PROBLEM DETAILS => Please transcribe the data below exactly. Leave the pictures out.

-- start MATERIAL --

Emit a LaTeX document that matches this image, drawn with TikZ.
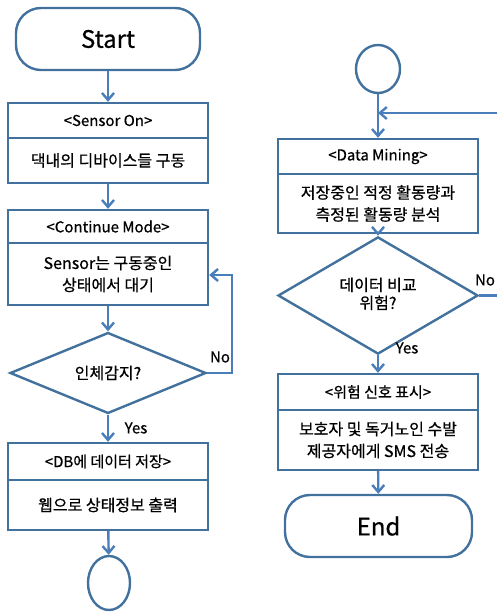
\documentclass[tikz,border=0pt]{standalone}
\usepackage{fontspec}
\setmainfont{Noto Sans CJK KR}[FakeBold=0.6]
\usetikzlibrary{shapes.geometric,arrows.meta}
\definecolor{bord}{HTML}{41719C}
\definecolor{arr}{HTML}{4A7EBB}
\begin{document}
\begin{tikzpicture}[x=1pt,y=-1pt,
  box/.style={draw=bord, line width=2.4pt, minimum width=200pt, inner sep=0pt, align=center, fill=white},
  hdr/.style={box, font=\fontsize{15}{17}\selectfont},
  body/.style={box, font=\fontsize{16}{22}\selectfont},
  term/.style={draw=bord, line width=2.4pt, rounded corners=25pt, minimum height=62pt, inner sep=0pt, font=\fontsize{24}{28}\selectfont},
  dec/.style={draw=bord, line width=2.4pt, diamond, inner sep=0pt, align=center, font=\fontsize{16}{22}\selectfont},
  conn/.style={draw=bord, line width=2.4pt, ellipse, inner sep=0pt},
  flow/.style={draw=arr, line width=2.4pt, -{Straight Barb[length=7pt,width=12pt,line width=2.4pt]}},
  lab/.style={font=\fontsize{15}{18}\selectfont, inner sep=0pt}
]
\useasboundingbox (0,0) rectangle (496,612);
% left column
\node[term, minimum width=184pt] (start) at (108,39) {Start};
\node[hdr, minimum height=35pt] (s1h) at (108,120.5) {<Sensor On>};
\node[body, minimum height=45pt] (s1b) at (108,160.5) {댁내의 디바이스들 구동};
\node[hdr, minimum height=33pt] (s2h) at (108,226.5) {<Continue Mode>};
\node[body, minimum height=62pt] (s2b) at (108,274) {Sensor는 구동중인\\상태에서 대기};
\node[dec, minimum width=196pt, minimum height=70pt] (d1) at (108,373) {\raisebox{-2pt}{인체감지?}};
\node[hdr, minimum height=37pt] (s3h) at (108,461.5) {<DB에 데이터 저장>};
\node[body, minimum height=50pt] (s3b) at (108,505) {웹으로 상태정보 출력};
\node[conn, minimum width=42pt, minimum height=54pt] (c1) at (109,583) {};
% right column
\node[conn, minimum width=44pt, minimum height=48pt] (c2) at (378,69) {};
\node[hdr, minimum height=35pt] (r1h) at (378,156.5) {<Data Mining>};
\node[body, minimum height=59pt] (r1b) at (378,203.5) {저장중인 적정 활동량과\\측정된 활동량 분석};
\node[dec, minimum width=200pt, minimum height=69pt] (d2) at (378,295.5) {\raisebox{-3pt}{\begin{tabular}{@{}c@{}}데이터 비교\\[-4pt]위험?\end{tabular}}};
\node[hdr, minimum height=36pt] (r2h) at (378,392) {<위험 신호 표시>};
\node[body, minimum height=60pt] (r2b) at (378,440) {보호자 및 독거노인 수발\\제공자에게 SMS 전송};
\node[term, minimum width=187pt] (end) at (378.5,526) {End};
% coordinates
\coordinate (l1) at (232,373);
\coordinate (l2) at (232,275);
\coordinate (r1) at (500,295.5);
\coordinate (r2) at (500,113);
\coordinate (r3) at (378,113);
% connectors
\draw[flow] (start) -- (s1h);
\draw[flow] (s1b) -- (s2h);
\draw[flow] (s2b) -- (d1);
\draw[flow] (d1) -- (s3h);
\draw[flow] (s3b) -- (c1);
\draw[flow] (d1.east) -- (l1) -- (l2) -- (s2b.east |- l2);
\draw[flow] (c2) -- (r1h);
\draw[flow] (r1b) -- (d2);
\draw[flow] (d2) -- (r2h);
\draw[flow] (r2b) -- (end);
\draw[flow] (d2.east) -- (r1) -- (r2) -- (r3);
% labels
\node[lab] (no1) at (220,357) {No};
\node[lab] (yes1) at (136,428) {Yes};
\node[lab] (no2) at (485,280) {No};
\node[lab] (yes2) at (407,348) {Yes};
\end{tikzpicture}
\end{document}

-- end MATERIAL --

PROBLEM SOLUTION =>
Emit a LaTeX document that matches this image, drawn with TikZ.
\documentclass[tikz,border=0pt]{standalone}
\usepackage{fontspec}
\setmainfont{Noto Sans CJK KR}[FakeBold=0.6]
\usetikzlibrary{shapes.geometric,arrows.meta}
\definecolor{bord}{HTML}{41719C}
\definecolor{arr}{HTML}{4A7EBB}
\begin{document}
\begin{tikzpicture}[x=1pt,y=-1pt,
  box/.style={draw=bord, line width=2.4pt, minimum width=200pt, inner sep=0pt, align=center, fill=white},
  hdr/.style={box, font=\fontsize{15}{17}\selectfont},
  body/.style={box, font=\fontsize{16}{22}\selectfont},
  term/.style={draw=bord, line width=2.4pt, rounded corners=25pt, minimum height=62pt, inner sep=0pt, font=\fontsize{24}{28}\selectfont},
  dec/.style={draw=bord, line width=2.4pt, diamond, inner sep=0pt, align=center, font=\fontsize{16}{22}\selectfont},
  conn/.style={draw=bord, line width=2.4pt, ellipse, inner sep=0pt},
  flow/.style={draw=arr, line width=2.4pt, -{Straight Barb[length=7pt,width=12pt,line width=2.4pt]}},
  lab/.style={font=\fontsize{15}{18}\selectfont, inner sep=0pt}
]
\useasboundingbox (0,0) rectangle (496,612);
% left column
\node[term, minimum width=184pt] (start) at (108,39) {Start};
\node[hdr, minimum height=35pt] (s1h) at (108,120.5) {<Sensor On>};
\node[body, minimum height=45pt] (s1b) at (108,160.5) {댁내의 디바이스들 구동};
\node[hdr, minimum height=33pt] (s2h) at (108,226.5) {<Continue Mode>};
\node[body, minimum height=62pt] (s2b) at (108,274) {Sensor는 구동중인\\상태에서 대기};
\node[dec, minimum width=196pt, minimum height=70pt] (d1) at (108,373) {\raisebox{-2pt}{인체감지?}};
\node[hdr, minimum height=37pt] (s3h) at (108,461.5) {<DB에 데이터 저장>};
\node[body, minimum height=50pt] (s3b) at (108,505) {웹으로 상태정보 출력};
\node[conn, minimum width=42pt, minimum height=54pt] (c1) at (109,583) {};
% right column
\node[conn, minimum width=44pt, minimum height=48pt] (c2) at (378,69) {};
\node[hdr, minimum height=35pt] (r1h) at (378,156.5) {<Data Mining>};
\node[body, minimum height=59pt] (r1b) at (378,203.5) {저장중인 적정 활동량과\\측정된 활동량 분석};
\node[dec, minimum width=200pt, minimum height=69pt] (d2) at (378,295.5) {\raisebox{-3pt}{\begin{tabular}{@{}c@{}}데이터 비교\\[-4pt]위험?\end{tabular}}};
\node[hdr, minimum height=36pt] (r2h) at (378,392) {<위험 신호 표시>};
\node[body, minimum height=60pt] (r2b) at (378,440) {보호자 및 독거노인 수발\\제공자에게 SMS 전송};
\node[term, minimum width=187pt] (end) at (378.5,526) {End};
% coordinates
\coordinate (l1) at (232,373);
\coordinate (l2) at (232,275);
\coordinate (r1) at (500,295.5);
\coordinate (r2) at (500,113);
\coordinate (r3) at (378,113);
% connectors
\draw[flow] (start) -- (s1h);
\draw[flow] (s1b) -- (s2h);
\draw[flow] (s2b) -- (d1);
\draw[flow] (d1) -- (s3h);
\draw[flow] (s3b) -- (c1);
\draw[flow] (d1.east) -- (l1) -- (l2) -- (s2b.east |- l2);
\draw[flow] (c2) -- (r1h);
\draw[flow] (r1b) -- (d2);
\draw[flow] (d2) -- (r2h);
\draw[flow] (r2b) -- (end);
\draw[flow] (d2.east) -- (r1) -- (r2) -- (r3);
% labels
\node[lab] (no1) at (220,357) {No};
\node[lab] (yes1) at (136,428) {Yes};
\node[lab] (no2) at (485,280) {No};
\node[lab] (yes2) at (407,348) {Yes};
\end{tikzpicture}
\end{document}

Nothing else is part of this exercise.